◆ **DIRECTIONS**:
Copy exactly, and only, the lines below from the first through the one containing "(7,399) -- (836,399);", both included; pictures are omitted.

★ ★ ★ ★ ★ ★ ★

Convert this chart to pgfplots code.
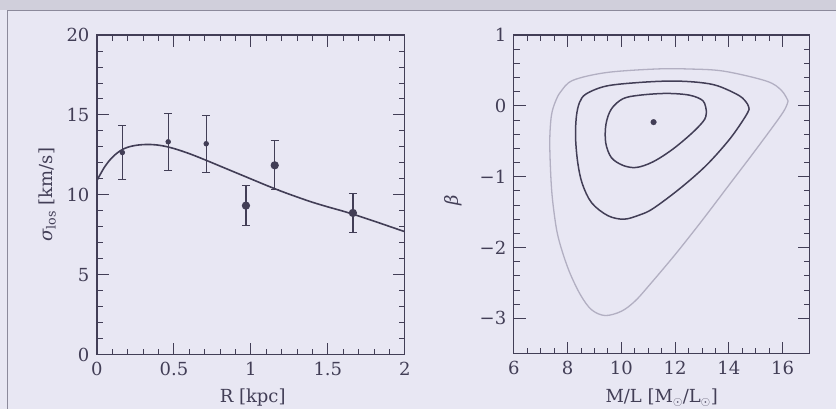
\documentclass[border=0pt]{standalone}
\usepackage{pgfplots}
\pgfplotsset{compat=1.18}
\usepackage{fontspec}
\setmainfont{DejaVu Serif}
\definecolor{bg}{RGB}{232,231,243}
\definecolor{band}{RGB}{208,207,219}
\definecolor{frameline}{RGB}{140,138,155}
\definecolor{ink}{RGB}{66,62,86}
\definecolor{lightc}{RGB}{178,175,194}
\pgfplotsset{
  mybox/.style={
    scale only axis, anchor=south west,
    axis line style={ink, line width=1.3pt},
    tick style={ink, line width=0.9pt},
    major tick length=12pt, minor tick length=6pt,
    tick align=inside, tick pos=both,
    ticklabel style={text=ink, font=\fontsize{18}{20}\selectfont},
    label style={text=ink, font=\fontsize{18}{20}\selectfont},
    xticklabel style={yshift=-4pt},
    yticklabel style={xshift=-4pt},
  }
}
\begin{document}
\begin{tikzpicture}[x=1pt,y=1pt]
\fill[bg] (0,0) rectangle (836,409);
\fill[band] (0,399) rectangle (836,409);
\draw[frameline, line width=0.9pt] (7,0) -- (7,399) -- (836,399);

\begin{axis}[mybox,
  at={(97pt,54pt)}, width=308pt, height=320pt,
  xmin=0, xmax=2, ymin=0, ymax=20,
  xtick={0,0.5,1,1.5,2}, xticklabels={0,0.5,1,1.5,2},
  ytick={0,5,10,15,20}, yticklabels={0,5,10,15,20},
  minor x tick num=4, minor y tick num=4,
  xlabel={R [kpc]},
  ylabel={{\itshape σ}\textsubscript{los} [km/s]},
  xlabel style={at={(axis description cs:0.506,-0.134)}, anchor=center},
  ylabel style={at={(axis description cs:-0.162,0.5)}, anchor=center},
]
\addplot[ink, line width=1.6pt, smooth, tension=0.6] coordinates {
(0,10.9) (0.05,11.75) (0.1,12.35) (0.15,12.75) (0.2,12.98) (0.27,13.12)
(0.35,13.15) (0.42,13.08) (0.5,12.9) (0.6,12.58) (0.7,12.2) (0.8,11.8)
(0.9,11.4) (1.0,11.0) (1.1,10.6) (1.2,10.22) (1.3,9.87) (1.4,9.54)
(1.5,9.25) (1.6,8.98) (1.7,8.68) (1.8,8.36) (1.9,8.03) (2.0,7.7)
};
\addplot[ink, only marks, mark=*, mark size=2.2pt, line width=1pt,
  error bars/.cd, y dir=both, y explicit,
  error bar style={ink, line width=1pt},
  error mark options={rotate=90, mark size=4pt, ink, line width=1pt}]
  coordinates {
  (0.165,12.65) +- (0,1.69)
  (0.463,13.32) +- (0,1.79)
  (0.71,13.2) +- (0,1.77)
};
\addplot[ink, only marks, mark=*, mark size=3.6pt, line width=1pt,
  error bars/.cd, y dir=both, y explicit,
  error bar style={ink, line width=1.3pt},
  error mark options={rotate=90, mark size=4pt, ink, line width=1.1pt}]
  coordinates {
  (0.968,9.33) +- (0,1.24)
  (1.155,11.85) +- (0,1.53)
  (1.663,8.87) +- (0,1.24)
};
\end{axis}

\begin{axis}[mybox,
  at={(514pt,55pt)}, width=296pt, height=319pt,
  xmin=6, xmax=17, ymin=-3.5, ymax=1,
  xtick={6,8,10,12,14,16}, xticklabels={6,8,10,12,14,16},
  ytick={-3,-2,-1,0,1}, yticklabels={−3,−2,−1,0,1},
  minor x tick num=3, minor y tick num=4,
  xlabel={M/L [M$_\odot$/L$_\odot$]},
  ylabel={\itshape β},
  xlabel style={at={(axis description cs:0.5,-0.1375)}, anchor=center},
  ylabel style={at={(axis description cs:-0.206,0.48)}, anchor=center},
]
\addplot[lightc, line width=1.3pt, smooth, tension=0.55] coordinates {
(16.2,0.07) (16.0,-0.1) (15.0,-0.62) (14.0,-1.12) (13.0,-1.62) (12.0,-2.1)
(11.0,-2.55) (10.5,-2.76) (10.0,-2.9) (9.4,-2.96) (8.9,-2.88) (8.5,-2.68)
(8.1,-2.37) (7.8,-2.05) (7.6,-1.76) (7.45,-1.35) (7.38,-1.0) (7.34,-0.5)
(7.40,-0.14) (7.55,0.06) (7.75,0.2) (8.2,0.36) (9.45,0.47) (11.3,0.52)
(12.5,0.52) (13.8,0.49) (15.39,0.35) (15.95,0.22) (16.2,0.07)
};
\addplot[ink, line width=1.5pt, smooth, tension=0.55] coordinates {
(14.75,-0.05) (14.6,-0.16) (14.03,-0.47) (13.16,-0.84) (12.17,-1.17)
(11.18,-1.45) (10.68,-1.54) (10.1,-1.6) (9.5,-1.55) (8.9,-1.37) (8.55,-1.1)
(8.38,-0.8) (8.30,-0.45) (8.33,-0.15) (8.45,0.05) (8.70,0.17) (9.45,0.28)
(10.68,0.33) (11.9,0.35) (12.9,0.33) (13.6,0.28) (14.40,0.14) (14.7,0.02)
(14.75,-0.05)
};
\addplot[ink, line width=1.5pt, smooth, tension=0.55] coordinates {
(13.16,-0.07) (13.1,-0.19) (12.67,-0.37) (11.92,-0.61) (11.18,-0.79)
(10.56,-0.87) (10.06,-0.84) (9.63,-0.73) (9.42,-0.52) (9.43,-0.26)
(9.63,-0.045) (10.06,0.10) (10.68,0.15) (11.68,0.175) (12.54,0.15)
(13.04,0.07) (13.16,-0.07)
};
\addplot[ink, only marks, mark=*, mark size=2.8pt] coordinates {(11.2,-0.23)};
\end{axis}
\end{tikzpicture}
\end{document}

★ ★ ★ ★ ★ ★ ★

◆ **EXERCISE SOLUTION**:
Convert this chart to pgfplots code.
\documentclass[border=0pt]{standalone}
\usepackage{pgfplots}
\pgfplotsset{compat=1.18}
\usepackage{fontspec}
\setmainfont{DejaVu Serif}
\definecolor{bg}{RGB}{232,231,243}
\definecolor{band}{RGB}{208,207,219}
\definecolor{frameline}{RGB}{140,138,155}
\definecolor{ink}{RGB}{66,62,86}
\definecolor{lightc}{RGB}{178,175,194}
\pgfplotsset{
  mybox/.style={
    scale only axis, anchor=south west,
    axis line style={ink, line width=1.3pt},
    tick style={ink, line width=0.9pt},
    major tick length=12pt, minor tick length=6pt,
    tick align=inside, tick pos=both,
    ticklabel style={text=ink, font=\fontsize{18}{20}\selectfont},
    label style={text=ink, font=\fontsize{18}{20}\selectfont},
    xticklabel style={yshift=-4pt},
    yticklabel style={xshift=-4pt},
  }
}
\begin{document}
\begin{tikzpicture}[x=1pt,y=1pt]
\fill[bg] (0,0) rectangle (836,409);
\fill[band] (0,399) rectangle (836,409);
\draw[frameline, line width=0.9pt] (7,0) -- (7,399) -- (836,399);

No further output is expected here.